In this story from IRIN, we learn more about rebel groups within Myanmar who have returned to poppy cultivation, and the economic factors behind it.
This reduction has been largely the result of pressure on two of the largest opium producers in Myanmar's Golden Triangle (bordering China, Laos and Thailand) - the Kokang and the Wa.
Both are rebel ethnic groups, with large guerrilla forces, who have ceasefire agreements with the Myanmar government.
The Kokang virtually ceased opium production in 2003 and the Wa in 2005. But in the past two years both poppy cultivation and opium production have begun to grow again.
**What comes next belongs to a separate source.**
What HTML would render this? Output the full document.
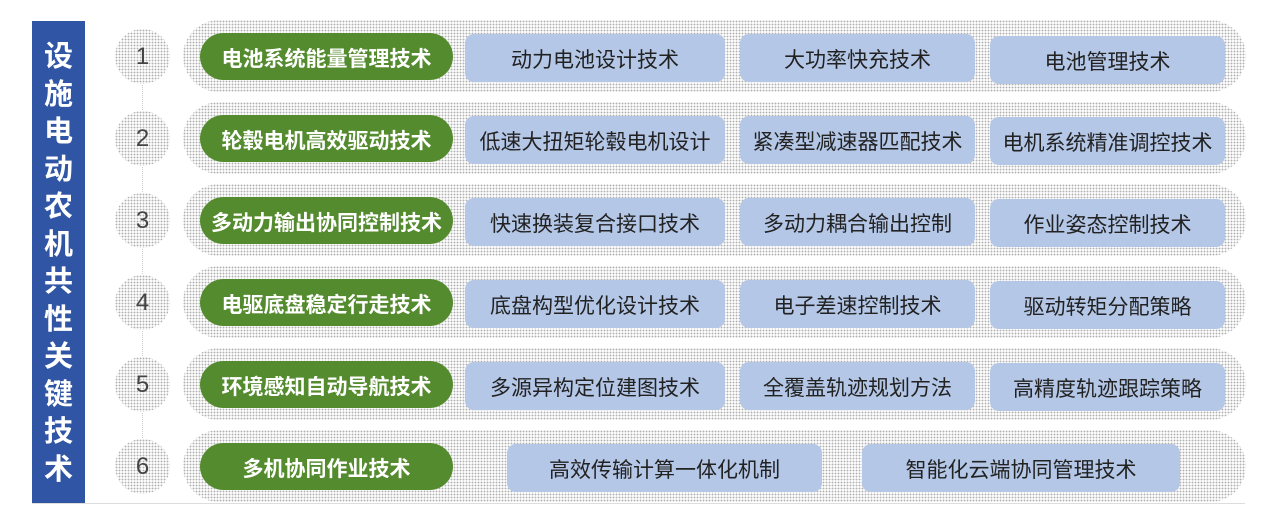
<!DOCTYPE html>
<html><head><meta charset="utf-8"><style>
body{margin:0;width:1270px;height:520px;background:#fff;position:relative;overflow:hidden;font-family:"Liberation Sans","Noto Sans CJK SC",sans-serif}
.dot{background-color:#fafafa;background-image:radial-gradient(circle,#b0b0b0 0.7px,transparent 1px);background-size:3px 3px}
.bar{position:absolute;left:32px;top:21px;width:53px;height:483px;background:#2f55a4;color:#fff;font-weight:bold;font-size:29px;line-height:37.5px;text-align:center;padding-top:18px;box-sizing:border-box}
.base{position:absolute;left:32px;top:503px;width:1213px;height:1px;background:#ddd}
.c{position:absolute;left:115px;width:55px;height:55px;border-radius:50%;font-size:24px;color:#444;text-align:center;line-height:55px}
.row{position:absolute;left:183px;width:1063px;height:72px;border-radius:36px}
.g{position:absolute;left:200px;width:253px;height:47px;border-radius:24px;background:#548b2e;color:#fff;font-weight:bold;font-size:21px;text-align:center;line-height:53px}
.b{position:absolute;height:48px;border-radius:9px;background:#b4c7e7;color:#222;font-size:21px;text-align:center;line-height:54px}
.vl{position:absolute;left:142px;top:60px;width:0;height:400px;border-left:1px dotted #ccc}
</style></head><body>
<div class="bar">设<br>施<br>电<br>动<br>农<br>机<br>共<br>性<br>关<br>键<br>技<br>术</div>
<div class="base"></div>
<div class="vl"></div>

<div class="row dot" style="top:20px"></div>
<div class="row dot" style="top:102px"></div>
<div class="row dot" style="top:184px"></div>
<div class="row dot" style="top:266px"></div>
<div class="row dot" style="top:348px"></div>
<div class="row dot" style="top:430px"></div>

<div class="c dot" style="top:29px">1</div>
<div class="c dot" style="top:111px">2</div>
<div class="c dot" style="top:193px">3</div>
<div class="c dot" style="top:275px">4</div>
<div class="c dot" style="top:357px">5</div>
<div class="c dot" style="top:439px">6</div>

<div class="g" style="top:33px">电池系统能量管理技术</div>
<div class="g" style="top:115px">轮毂电机高效驱动技术</div>
<div class="g" style="top:197px">多动力输出协同控制技术</div>
<div class="g" style="top:279px">电驱底盘稳定行走技术</div>
<div class="g" style="top:361px">环境感知自动导航技术</div>
<div class="g" style="top:443px">多机协同作业技术</div>

<div class="b" style="left:465px;width:260px;top:34px">动力电池设计技术</div>
<div class="b" style="left:740px;width:235px;top:34px">大功率快充技术</div>
<div class="b" style="left:990px;width:235px;top:36px">电池管理技术</div>

<div class="b" style="left:465px;width:260px;top:116px">低速大扭矩轮毂电机设计</div>
<div class="b" style="left:740px;width:235px;top:116px">紧凑型减速器匹配技术</div>
<div class="b" style="left:990px;width:235px;top:117px">电机系统精准调控技术</div>

<div class="b" style="left:465px;width:260px;top:198px">快速换装复合接口技术</div>
<div class="b" style="left:740px;width:235px;top:198px">多动力耦合输出控制</div>
<div class="b" style="left:990px;width:235px;top:199px">作业姿态控制技术</div>

<div class="b" style="left:465px;width:260px;top:280px">底盘构型优化设计技术</div>
<div class="b" style="left:740px;width:235px;top:280px">电子差速控制技术</div>
<div class="b" style="left:990px;width:235px;top:281px">驱动转矩分配策略</div>

<div class="b" style="left:465px;width:260px;top:362px">多源异构定位建图技术</div>
<div class="b" style="left:740px;width:235px;top:362px">全覆盖轨迹规划方法</div>
<div class="b" style="left:990px;width:235px;top:363px">高精度轨迹跟踪策略</div>

<div class="b" style="left:507px;width:315px;top:444px">高效传输计算一体化机制</div>
<div class="b" style="left:862px;width:318px;top:444px">智能化云端协同管理技术</div>
</body></html>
"The trend is certainly upwards with a significant increase in the land under cultivation in Myanmar," said Leik Boonwaat, UNODC chief in Laos, who has also been stationed in Myanmar.
"Former opium farmers who already live in dire poverty are facing twin levers of increasing opium prices and falling commodity prices that may encourage them to resume poppy growing," he said.
The prices of most commodities grown or produced in Shan Sate in Myanmar, and in Laos, as alternatives to poppy - including maize and rubber - have fallen by more than 50 percent, according to the UN's annual drug report.
Most of the Wa and Kokang alternative crops - tea, rubber and fruit - are sold to traders across the border in China where demand for these products has all but dried up.